Presenter: Abi Ocobock, PhD Candidate in Sociology at the University of Chicago
First Comes Love, Then Comes Marriage … Is Marriage Becoming Institutionalized among Same-Sex Couples?
The number of same-sex couples with access to legal marriage has grown rapidly in the past 10 years. Yet we still know very little about how gay men and lesbians experience marriage and the ways it impacts their lives. Abigail will present findings from her extensive interview and survey research with gay men and lesbians in Massachusetts, which was the first state to offer legal same-sex marriage.

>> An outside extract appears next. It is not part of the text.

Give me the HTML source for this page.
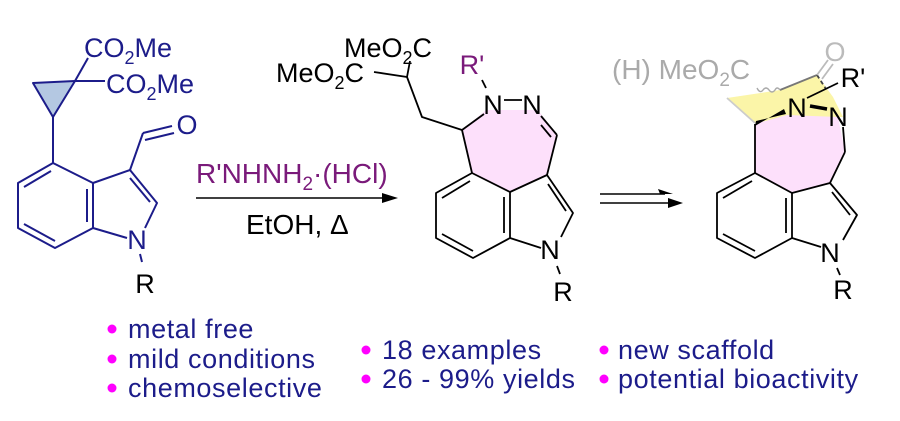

Focusing on their decisions to marry or not marry, she will show how gaining access to marriage has shaped gay men and lesbians’ relationship aspirations and experiences as well as examine whether marriage is becoming institutionalized among same-sex couples.

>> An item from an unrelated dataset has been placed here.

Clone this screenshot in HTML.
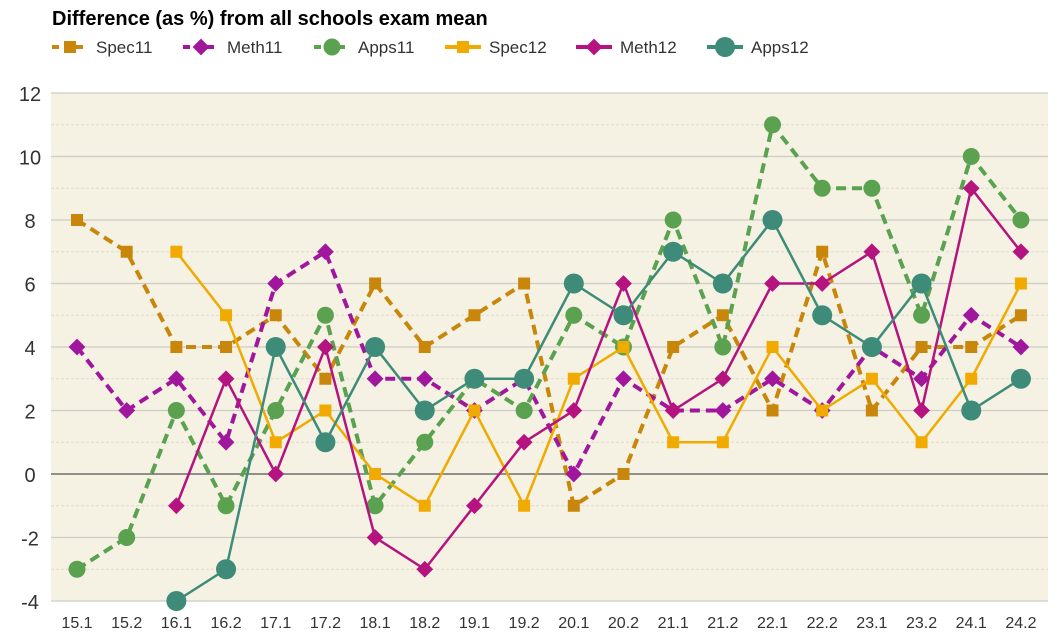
<!DOCTYPE html>
<html><head><meta charset="utf-8"><style>
body{margin:0;background:#fff;}
svg{display:block;font-family:"Liberation Sans",Arial,sans-serif;}
</style></head><body>
<svg id="c" width="1056" height="640" xmlns="http://www.w3.org/2000/svg"></svg>
<script>
const s=document.getElementById('c');let h='';
const X=i=>77+i*49.68, Y=v=>93+(12-v)*31.75;
h+=`<text x="52" y="25" font-size="20" font-weight="bold" fill="#000">Difference (as %) from all schools exam mean</text>`;
h+=`<rect x="51" y="93" width="997" height="508" fill="#f5f2e3"/>`;
for(let v=-4;v<=12;v++){const y=Y(v);
 if(v==0)h+=`<line x1="51" x2="1048" y1="${y}" y2="${y}" stroke="#555" stroke-width="1.2"/>`;
 else if(v%2)h+=`<line x1="51" x2="1048" y1="${y}" y2="${y}" stroke="#dedad0" stroke-width="1" stroke-dasharray="3,2"/>`;
 else h+=`<line x1="51" x2="1048" y1="${y}" y2="${y}" stroke="#cfccc6" stroke-width="1.3"/>`;
 if(v%2==0)h+=`<text x="30" y="${y+8}" font-size="20" text-anchor="middle" fill="#333">${v}</text>`;}
const cats=['15.1','15.2','16.1','16.2','17.1','17.2','18.1','18.2','19.1','19.2','20.1','20.2','21.1','21.2','22.1','22.2','23.1','23.2','24.1','24.2'];
cats.forEach((c,i)=>h+=`<text x="${X(i)}" y="628" font-size="16" text-anchor="middle" fill="#333">${c}</text>`);
const N=null;
const S=[
['Spec11','#c8860a','sq',true,[8,7,4,4,5,3,6,4,5,6,-1,0,4,5,2,7,2,4,4,5],6],
['Meth11','#a0179e','di',true,[4,2,3,1,6,7,3,3,2,3,0,3,2,2,3,2,4,3,5,4],6],
['Apps11','#5aa150','ci',true,[-3,-2,2,-1,2,5,-1,1,3,2,5,4,8,4,11,9,9,5,10,8],8.5],
['Spec12','#f0aa00','sq',false,[N,N,7,5,1,2,0,-1,2,-1,3,4,1,1,4,2,3,1,3,6],6],
['Meth12','#b5137f','di',false,[N,N,-1,3,0,4,-2,-3,-1,1,2,6,2,3,6,6,7,2,9,7],6],
['Apps12','#3d8b78','ci',false,[N,N,-4,-3,4,1,4,2,3,3,6,5,7,6,8,5,4,6,2,3],10]];
function mk(t,x,y,c,r){if(t=='sq')return `<rect x="${x-r}" y="${y-r}" width="${2*r}" height="${2*r}" fill="${c}"/>`;
 if(t=='di')return `<polygon points="${x},${y-r*1.4} ${x+r*1.4},${y} ${x},${y+r*1.4} ${x-r*1.4},${y}" fill="${c}"/>`;
 return `<circle cx="${x}" cy="${y}" r="${r}" fill="${c}"/>`;}
S.forEach(([n,c,t,d,v,r])=>{let p=[];v.forEach((a,i)=>{if(a!==N)p.push(X(i)+','+Y(a))});
 h+=`<polyline points="${p.join(' ')}" fill="none" stroke="${c}" stroke-width="${d?4:2.5}" ${d?'stroke-dasharray="10,6"':''}/>`;
 v.forEach((a,i)=>{if(a!==N)h+=mk(t,X(i),Y(a),c,r)});});
const lx=[52,183,314,445,576,707];
S.forEach(([n,c,t,d,v,r],k)=>{const x=lx[k];h+=`<line x1="${x}" x2="${x+36}" y1="47" y2="47" stroke="${c}" stroke-width="4" ${d?'stroke-dasharray="7,5"':''}/>`+mk(t,x+18,47,c,t=='ci'?r:6)+`<text x="${x+44}" y="53" font-size="17" fill="#333">${n}</text>`;});
s.innerHTML=h;
</script>
</body></html>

Abigail Ocobock is a PhD Candidate in Sociology at the University of Chicago, and a Dissertation Fellow at the Center for the Study of Gender and Sexualities there. She has a BA in Politics from the University of East Anglia (UK) and a Masters in Comparative Social Policy from Oxford University. She is interested in how institutions shape and constrain our relationship and family experiences. Her dissertation focuses on marriage as a new institutional context in gay men and lesbians’ lives. Abigail’s work has been published in The Journal of Marriage and Family and has won the American Sociological Association Sexualities and Family Sections Best Graduate Student Paper Awards.
In order to advance the program’s commitment to inter-disciplinary research and inquiry into the subject of gender, the Gender Studies Program is pleased to announce an upcoming series of research workshops. The events will include presentations by advanced undergraduates majoring in Gender Studies as well as graduate students and faculty members from a variety of departments who work in the area of gender and sexuality. The workshop will begin with the week’s presenter giving a brief lecture on his or her current research in the field, followed by a seminar-style discussion.